DOE Project Foundations
The Research Collection
In 1970, the Dictionary of Old English Project, under the direction of Angus Cameron, Professor of Old English, began with the establishment of a research collection.
The DOE's research collection includes a reference library of dictionaries; at least one copy of each known Old English text; semantic and etymological studies of Old English words; facsimiles of Old English and Latin manuscripts from Anglo-Saxon England; and a selection of scholarly journals and monographs about the language, literature, and culture of Anglo-Saxon England.
The DOE is proudest of its original volumes of the Oxford English Dictionary, pictured above. These were scrounged, through the kind offices of a friendly librarian, when the Faculty of Dentistry de-accessioned its holdings.
The DOE's research collection is continuously evolving. DOE researchers, colleagues, and collaborators keep track of current scholarship and update both the research collection and the Old English Corpus.
The DOE Corpus
After the research collection was established, the Dictionary of Old English Project turned to the creation of an electronic corpus that included at least one version of every known Old English text.
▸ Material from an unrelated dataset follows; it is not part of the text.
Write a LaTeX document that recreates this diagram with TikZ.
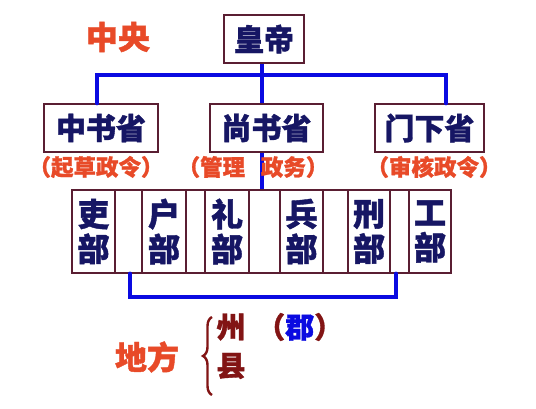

"In the early seventies [...] we rekeyed the entire corpus (that was almost the only means of data entry then) and our secretary, Elaine Quanz, spent most of six years typing it. But because time on the mainframe computer was very expensive, she didn't key the texts into an on-line file, but rather typed them in a special IBM Selectric font, OCR-B, which was legible to a primitive optical scanner. [...] The old-fashioned system did not function too badly, chiefly because of the extraordinary speed and accuracy--to say nothing of the good nature--of our secretary. The texts were typed one by one, coded with their alphanumeric text codes and entered with substitute characters for Old English æ, þ, ð, and ę. They were collected in batches and sent off to be scanned." (Ashley Crandell Amos, "Computers and Lexicography: The Dictionary of Old English," Editing, Publishing, and Computer Technology, AMS Press, Inc., 1988).
The scanning occurred not a moment too soon. Two scanning companies went out of business while Elaine was inputtting the original materials. The DOE managed to get the scanning done just in time, before the third company also went out of business.